One way, she said, may be for people to learn to engage their emotions by doing activities they enjoy, while taking the focus off the goal of happiness itself.
“One of the most effective ways to actually increase happiness is to engage in activities, which basically entails pursuing happiness in an indirect and non-effortful manner,” Mauss said.
Another is to change the type of happiness one pursues.
"People appear to pursue happiness as a personal, hedonic outcome," she said. "In fact, there are many different definitions of happiness, and some definitions of happiness may avoid the self-defeating effects we documented here."
"For instance, making other people happy might be a good definition of happiness," Mauss said. "We hypothesize that if you don’t have a person-based, hedonic version of happiness, but rather a definition of happiness that is based in altruism or social connections, pursuing that kind of happiness may not have negative, self-defeating effects."
But, Schooler said, the research is not yet far enough along to justify drastic changes in life goals people have already set for themselves.
"Making ourselves happy is a very important issue," Schooler said. "But I think we should be cautious in dramatically changing our goals and aspirations on the basis of it.
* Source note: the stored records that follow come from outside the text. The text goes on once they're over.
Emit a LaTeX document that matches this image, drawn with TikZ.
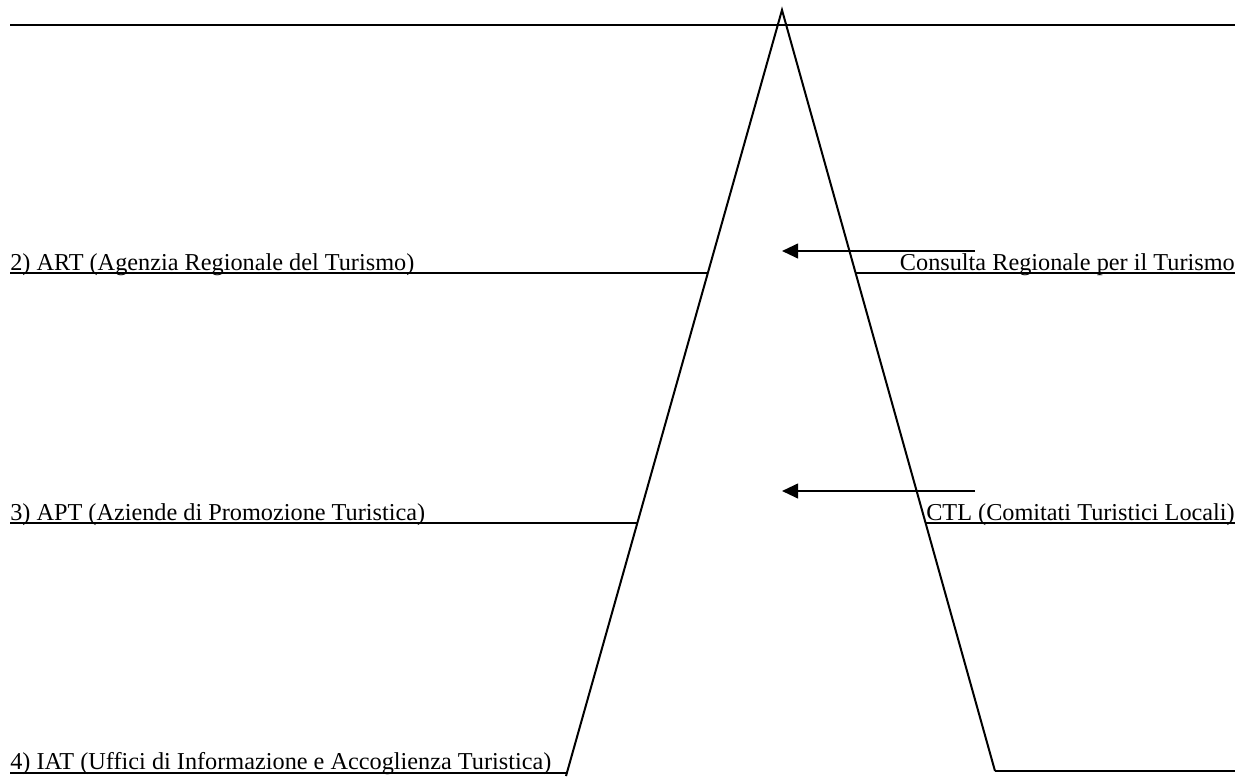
\documentclass[tikz,border=0pt]{standalone}
\usepackage{fontspec}
\setmainfont{Liberation Serif}
\usetikzlibrary{arrows.meta}
\begin{document}
\begin{tikzpicture}[x=0.75pt,y=-0.75pt,
  ln/.style={line width=1.5pt},
  lbl/.style={inner sep=0pt,font=\fontsize{18.2pt}{20pt}\selectfont},
  arr/.style={line width=1.5pt,-{Triangle[length=12pt,width=11pt]}}]
\useasboundingbox (0,0) rectangle (1240,776);
% triangle
\coordinate (apex) at (782,10);
\coordinate (lfoot) at (566,776);
\coordinate (rfoot) at (995,771);
\draw[ln] (lfoot) -- (apex) -- (rfoot);
% top line
\coordinate (tl) at (10,25);
\coordinate (tr) at (1235,25);
\draw[ln] (tl) -- (tr);
% level 2
\node[lbl,anchor=base west] (art) at (10,270) {2) ART (Agenzia Regionale del Turismo)};
\node[lbl,anchor=base east] (crt) at (1235,270) {Consulta Regionale per il Turismo};
\coordinate (l2a) at (10,273);
\coordinate (l2b) at (707.8,273);
\coordinate (r2a) at (856,273);
\coordinate (r2b) at (1235,273);
\draw[ln] (l2a) -- (l2b);
\draw[ln] (r2a) -- (r2b);
\coordinate (a1s) at (975,251);
\coordinate (a1e) at (782,251);
\draw[arr] (a1s) -- (a1e);
% level 3
\node[lbl,anchor=base west] (apt) at (10,520) {3) APT (Aziende di Promozione Turistica)};
\node[lbl,anchor=base east] (ctl) at (1235,520) {CTL (Comitati Turistici Locali)};
\coordinate (l3a) at (10,523);
\coordinate (l3b) at (637.3,523);
\coordinate (r3a) at (926,523);
\coordinate (r3b) at (1235,523);
\draw[ln] (l3a) -- (l3b);
\draw[ln] (r3a) -- (r3b);
\coordinate (a2s) at (975,491);
\coordinate (a2e) at (782,491);
\draw[arr] (a2s) -- (a2e);
% level 4
\node[lbl,anchor=base west] (iat) at (10,769) {4) IAT (Uffici di Informazione e Accoglienza Turistica)};
\coordinate (l4a) at (10,773);
\coordinate (l4b) at (567,773);
\coordinate (r4a) at (995,771);
\coordinate (r4b) at (1235,771);
\draw[ln] (l4a) -- (l4b);
\draw[ln] (r4a) -- (r4b);
\end{tikzpicture}
\end{document}
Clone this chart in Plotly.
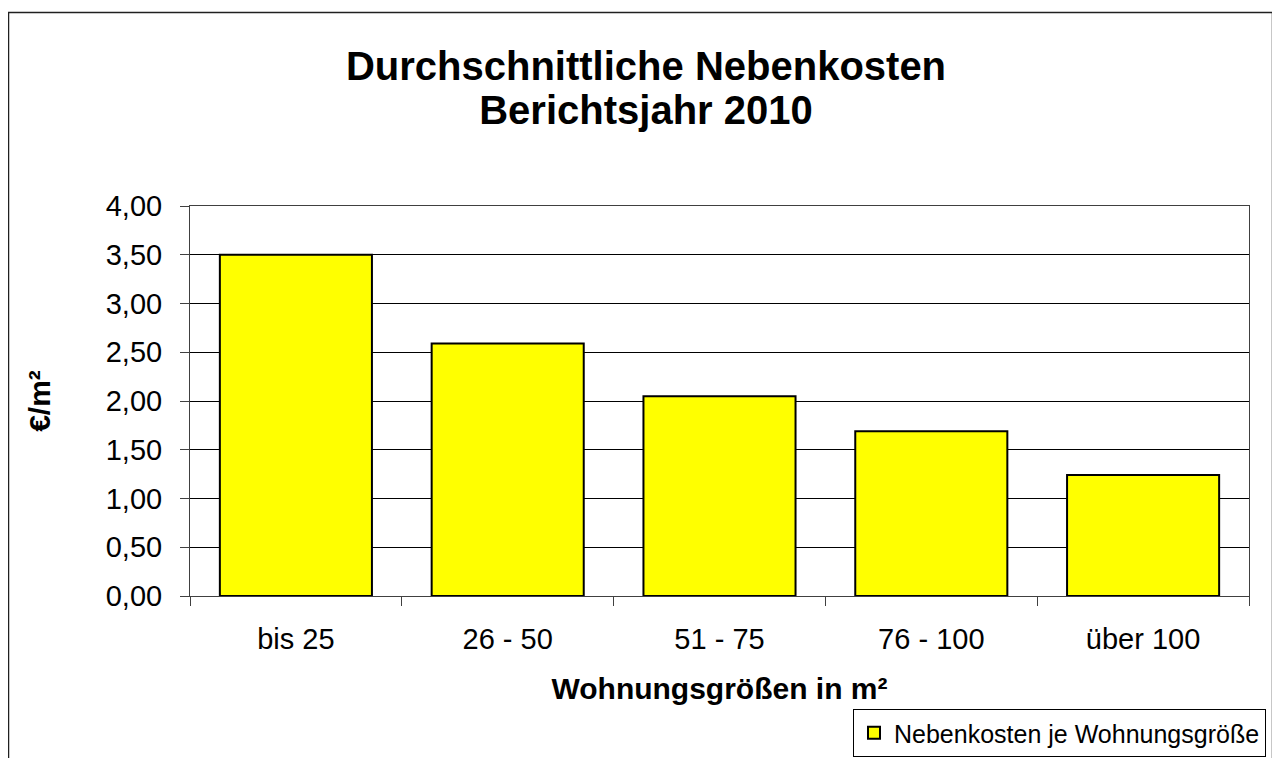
import plotly.graph_objects as go

categories = ["bis 25", "26 - 50", "51 - 75", "76 - 100", "über 100"]
values = [3.50, 2.59, 2.05, 1.69, 1.24]
series_name = "Nebenkosten je Wohnungsgröße"
title_lines = ["Durchschnittliche Nebenkosten", "Berichtsjahr 2010"]
x_title = "Wohnungsgrößen in m²"
y_title = "€/m²"
y_ticks = [0, 0.5, 1.0, 1.5, 2.0, 2.5, 3.0, 3.5, 4.0]

FONT = "Liberation Sans, Arial, sans-serif"

# the page body has an 8px margin; work in screen pixels and shift
OFF = 8
W, H = 1280 - OFF, 758 - OFF
L, R, T, B = 190 - OFF, 1249 - OFF, 206 - OFF, 596 - OFF
pw, ph = R - L, B - T


def px(x):
    return (x - OFF - L) / pw


def py(y):
    return (B - (y - OFF)) / ph


fig = go.Figure()
fig.add_trace(go.Bar(
    x=categories, y=values, name=series_name,
    marker=dict(color="#FFFF00", line=dict(color="black", width=2)),
    showlegend=True,
))

title_text = "<br>".join(
    "<b><span style='font-size:40px'>" + t + "</span></b>" for t in title_lines
)

fig.update_layout(
    width=W, height=H,
    margin=dict(l=L, r=W - R, t=T, b=H - B, autoexpand=False),
    paper_bgcolor="white", plot_bgcolor="white",
    separators=",.",
    bargap=0.282,
    font=dict(family=FONT, color="black"),
    title=dict(
        text=title_text,
        x=(646 - OFF) / W, xanchor="center", y=1 - (80 - OFF) / H, yanchor="top",
        font=dict(size=34, family=FONT, color="black"),
    ),
    xaxis=dict(
        type="category", tickson="boundaries", ticks="outside", ticklen=9,
        tickcolor="#404040", showline=True, linecolor="#404040", linewidth=1,
        mirror=True, showgrid=False, ticklabelstandoff=17,
        tickfont=dict(size=29, family=FONT),
        title=dict(text="<b>" + x_title + "</b>", font=dict(size=30, family=FONT), standoff=24),
    ),
    yaxis=dict(
        range=[0, 4], tickvals=y_ticks, tickformat=".2f",
        ticks="outside", ticklen=9, tickcolor="#404040",
        showline=True, linecolor="#404040", linewidth=1, mirror=True,
        showgrid=True, gridcolor="black", gridwidth=1,
        zeroline=False, ticklabelstandoff=12,
        tickfont=dict(size=29, family=FONT),
        title=dict(text="<b>" + y_title + "</b>", font=dict(size=30, family=FONT), standoff=46),
    ),
    legend=dict(
        xref="container", yref="container",
        x=(1266 - OFF) / W, xanchor="right", y=1 - (709 - OFF) / H, yanchor="top",
        bordercolor="black", borderwidth=1, bgcolor="white",
        font=dict(size=25, family=FONT), itemwidth=30,
    ),
    shapes=[dict(
        type="rect", xref="paper", yref="paper",
        x0=px(8.5), x1=px(1272.5), y0=py(790), y1=py(12.5),
        line=dict(color="#202020", width=1.5), fillcolor="rgba(0,0,0,0)", layer="below",
    )],
)

fig.write_html("out.html")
This is the kind of work that needs to be carefully replicated and pursued in a variety of different ways before we rely too heavily on this and a few other studies to change our behaviors."
The paper, written by researchers at the University of Denver, Boston College, Hebrew University and the University of California, Berkeley, was published online in the journal Emotion and will be detailed in a forthcoming print issue of the journal.
The team notes that the study may not apply to all cultures, since Americans may place a higher value on the pursuit of happiness.